彼が世に生み出した作品の数々はナチス告発である背景はこうした事情によるものだったのでしょうか。
ナチスについての作品は、文学、映画と多いのですが、
ヨーロッパの人々においては、ヒトラーが行った罪と、その購うべき罰に対しての思いは、
歴史をひっさげて「今」に息づいているのでしょう。
ヒトラーの映画と言えば、先日、
ヒトラー最後の12日間と真実のマレーネ・ディートリッヒと二本を立て続けに観ました。
「ヒトラー最後の12日間」の方はご覧になった方も多いと思いますが、
映画の語り手のトラウゲル・ユンゲが書いた『私はヒトラーの秘書だった』は、その原作の一つであるということは既に知るところです。
独裁者ヒトラーの人間としての部分を目の当たりに見てきたユンゲ。
そこには、一人の偏狭な独裁者が迷い堕ちていく様と、
その周りにいる者たちが、それぞれの思いを独裁者に重ねながら、ひた走りに走る狂気を止める事が出来なかった必然が克明に描かれています。
ゲッベルスは言う。
「ヒトラーを選んだのは国民なのだ。
国民が望んだのだ。」と。
そう。秘書ユンゲの告発は、「独裁者は一人にしてならず」と言う事なのでしょう。
ヒトラーは悪い。
しかし、彼の狂気を止める事が出来なかった周りも悪い。
さらに言えば、結局ヒトラーを認めた国民の非も同じ罪であると言う事を明らかにする必要性を感じたのではと思います。

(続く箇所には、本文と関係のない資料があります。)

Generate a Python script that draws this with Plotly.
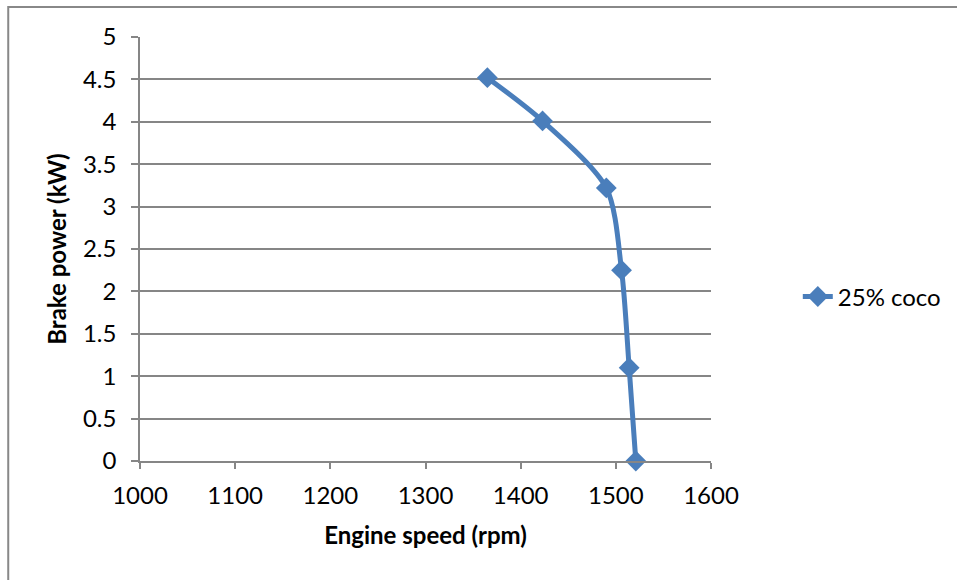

ヒトラー一人に「悪」をおいかぶせることなく、潔く「悪」を受け入れることで、
次に続く人々が同じ過ちを再びすることがないようにという祈りが伝わってくるのです。
ゆえに彼女はヒトラーの秘書であった事を生涯にわたり恥て静かに暮らし、暮らしながらも自らの経歴を明らかにしました。
自分自身の罪の重さも同様であると判断したのでしょう。
そして、彼女の見た真実は、今に新しい。
独裁者は何も一人で生まれるものではないと。
一方、対局に生きたのはマレーネ・ディートリッヒ。
彼女はナチスを憎み、アメリカへと亡命。
そして戦場で戦う兵士たちを慰問することで、戦争終結を訴え平和を願い歌い続けます。
戦場での彼女の歌声は敵も味方も区別する事なく兵士たちの心の深いところに滲みわたります。
「ドイツの人々は決して戦争を望んでいない」とマレーネは語る。
誰にも真似する事の出来ない激しくも気高いマレーネの生き方は死んでなお人々の心に揺さぶりかけ語りかけてきます。
ヒトラー。
その人を巡るあまりに多くの光(?)と影。
今を生きる私たちが次代に何を伝えるべきか、
真剣に考える時の到来を感じています。